But none the less dear to us art thou, O Hamlet! and none the less valued and understood by the men of to-day. We love thee like a brother. Thy melancholy is ours, thy wrath is ours, thy contemptuous wit avenges us on those who fill the earth with their empty noise and are its masters. We know the depth of thy suffering when wrong and hypocrisy triumph, and oh! thy still deeper suffering on feeling that that nerve in thee is severed which should lead from thought to victorious action. To us, too, the voices of the mighty dead have spoken from the under-world.
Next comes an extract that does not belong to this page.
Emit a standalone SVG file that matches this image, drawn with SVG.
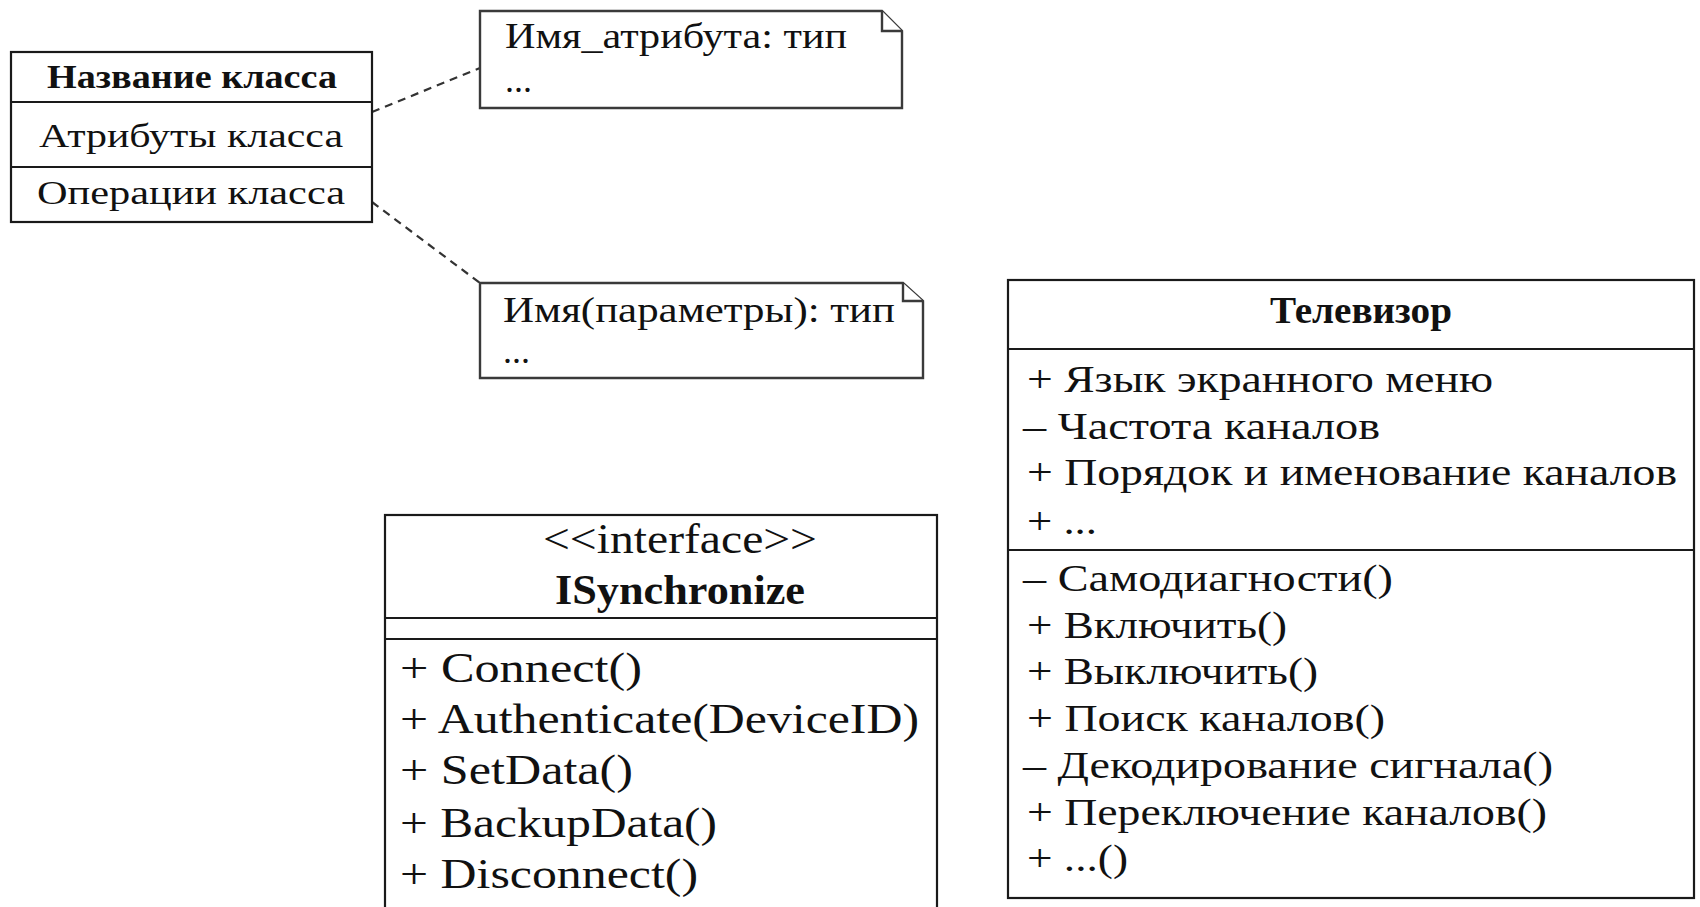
<svg xmlns="http://www.w3.org/2000/svg" width="1700" height="907" viewBox="0 0 1700 907">
<style>
.box{fill:#fff;stroke:#1a1a1a;stroke-width:2.2}
.ln{stroke:#1a1a1a;stroke-width:2.2;fill:none}
.note{fill:#fff;stroke:#3a3a3a;stroke-width:2.4}
.conn{stroke:#333;stroke-width:2.2;fill:none;stroke-dasharray:8 6}
text{font-family:"Liberation Serif","Times New Roman",serif;fill:#111}
.c{font-size:33px}
.n{font-size:36px}
.i{font-size:43px}
.t{font-size:37px}
.b{font-weight:bold}
.m{text-anchor:middle}
</style>
<rect width="1700" height="907" fill="#fff"/>
<g id="connectors">
<line class="conn" x1="372" y1="112" x2="480" y2="68"/>
<line class="conn" x1="372" y1="202" x2="480" y2="283"/>
</g>
<g id="class-template">
<rect class="box" x="11" y="52" width="361" height="170"/>
<line class="ln" x1="11" y1="102" x2="372" y2="102"/>
<line class="ln" x1="11" y1="167" x2="372" y2="167"/>
<text class="c b m" x="192" y="88" textLength="290" lengthAdjust="spacingAndGlyphs">Название класса</text>
<text class="c m" x="191" y="147" textLength="304" lengthAdjust="spacingAndGlyphs">Атрибуты класса</text>
<text class="c m" x="191" y="204" textLength="308" lengthAdjust="spacingAndGlyphs">Операции класса</text>
</g>
<g id="note-attr">
<path class="note" d="M480,11 H882 L902,31 V108 H480 Z"/>
<path class="note" d="M882,11 V31 H902"/>
<text class="n" x="505" y="48" textLength="342" lengthAdjust="spacingAndGlyphs">Имя_атрибута: тип</text>
<text class="n" x="505" y="92" textLength="27" lengthAdjust="spacingAndGlyphs">...</text>
</g>
<g id="note-op">
<path class="note" d="M480,283 H903 L923,301 V378 H480 Z"/>
<path class="note" d="M903,283 V301 H923"/>
<text class="n" x="503" y="322" textLength="392" lengthAdjust="spacingAndGlyphs">Имя(параметры): тип</text>
<text class="n" x="503" y="363" textLength="27" lengthAdjust="spacingAndGlyphs">...</text>
</g>
<g id="interface">
<rect class="box" x="385" y="515" width="552" height="420"/>
<line class="ln" x1="385" y1="618" x2="937" y2="618"/>
<line class="ln" x1="385" y1="639" x2="937" y2="639"/>
<text class="i m" x="680" y="553" textLength="274" lengthAdjust="spacingAndGlyphs">&lt;&lt;interface&gt;&gt;</text>
<text class="i b m" x="680" y="604" textLength="250" lengthAdjust="spacingAndGlyphs">ISynchronize</text>
<text class="i" x="400" y="682" textLength="242" lengthAdjust="spacingAndGlyphs">+ Connect()</text>
<text class="i" x="400" y="733" textLength="519" lengthAdjust="spacingAndGlyphs">+ Authenticate(DeviceID)</text>
<text class="i" x="400" y="784" textLength="233" lengthAdjust="spacingAndGlyphs">+ SetData()</text>
<text class="i" x="400" y="837" textLength="317" lengthAdjust="spacingAndGlyphs">+ BackupData()</text>
<text class="i" x="400" y="888" textLength="298" lengthAdjust="spacingAndGlyphs">+ Disconnect()</text>
</g>
<g id="televisor">
<rect class="box" x="1008" y="280" width="686" height="618"/>
<line class="ln" x1="1008" y1="349" x2="1694" y2="349"/>
<line class="ln" x1="1008" y1="550" x2="1694" y2="550"/>
<text class="t b m" x="1361" y="323" textLength="182" lengthAdjust="spacingAndGlyphs">Телевизор</text>
<text class="t" x="1027" y="392" textLength="466" lengthAdjust="spacingAndGlyphs">+ Язык экранного меню</text>
<text class="t" x="1023" y="439" textLength="357" lengthAdjust="spacingAndGlyphs">– Частота каналов</text>
<text class="t" x="1027" y="485" textLength="650" lengthAdjust="spacingAndGlyphs">+ Порядок и именование каналов</text>
<text class="t" x="1027" y="534" textLength="70" lengthAdjust="spacingAndGlyphs">+ ...</text>
<text class="t" x="1023" y="591" textLength="370" lengthAdjust="spacingAndGlyphs">– Самодиагности()</text>
<text class="t" x="1027" y="638" textLength="260" lengthAdjust="spacingAndGlyphs">+ Включить()</text>
<text class="t" x="1027" y="684" textLength="291" lengthAdjust="spacingAndGlyphs">+ Выключить()</text>
<text class="t" x="1027" y="731" textLength="358" lengthAdjust="spacingAndGlyphs">+ Поиск каналов()</text>
<text class="t" x="1023" y="778" textLength="530" lengthAdjust="spacingAndGlyphs">– Декодирование сигнала()</text>
<text class="t" x="1027" y="825" textLength="520" lengthAdjust="spacingAndGlyphs">+ Переключение каналов()</text>
<text class="t" x="1027" y="871" textLength="101" lengthAdjust="spacingAndGlyphs">+ ...()</text>
</g>
</svg>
We, too, have seen our mother wrap the purple robe of power round the murderer of "the majesty of buried Denmark." We, too, have been betrayed by the friends of our youth; for us, too, have swords been dipped in poison. How well do we know that graveyard mood in which disgust and sorrow for all earthly things seize upon the soul. The breath from open graves has set us, too, dreaming with a skull in our hands!
OPHELIA.
"To-morrow is Saint Valentine's day,
All in the morning betime,
And I a maid at your window,
To be your Valentine.
Then up he rose, and donn'd his clothes
And dupp'd the chamber-door;
Let in the maid, that out a maid
Never departed more."
MEPHISTOFELES.
"Was machst Du mir
Vor Liebchens Thür
Kathrinchen, hier
Bei frühem Tagesblicke?
Lass, lass es sein!
Er lässt dich ein
Als Mädchen ein
Als Mädchen nicht zurücke."
[XVII]
HAMLET'S INFLUENCE ON LATER TIMES
If we to-day can feel with Hamlet, it is certainly no wonder that the play was immensely popular in its own day. It is easy to understand its charm for the cultivated youth of the period; but it would be surprising, if we did not realise the alertness of the Renaissance and its wonderful receptivity for the highest culture, to find that Hamlet was in as great favour with the lower ranks of society as with the higher. A remarkable proof of this tragedy's and of Shakespeare's popularity in the years immediately following its appearance, is afforded by some memoranda in a log-book kept by a certain Captain Keeling, of the ship Dragon, which, in September 1607, lay off Sierra Leone in company with another English vessel, the Hector (Captain Hawkins), both bound for India. They run as follows:—
"September 5 [At "Serra Leona">[. I sent the interpreter, according to his desier, abord the Hector, whear he brooke fast, and after came abord mee, wher we gave the tragedie of Hamlett.
"[Sept.] 30. Captain Hawkins dined with me, wher my companions acted Kinge Richard the Second.
"31. I envited Captain Hawkins to a ffishe dinner, and had Hamlet acted abord me: wch I permitt to keepe my people from idlenes and unlawfull games, or sleepe."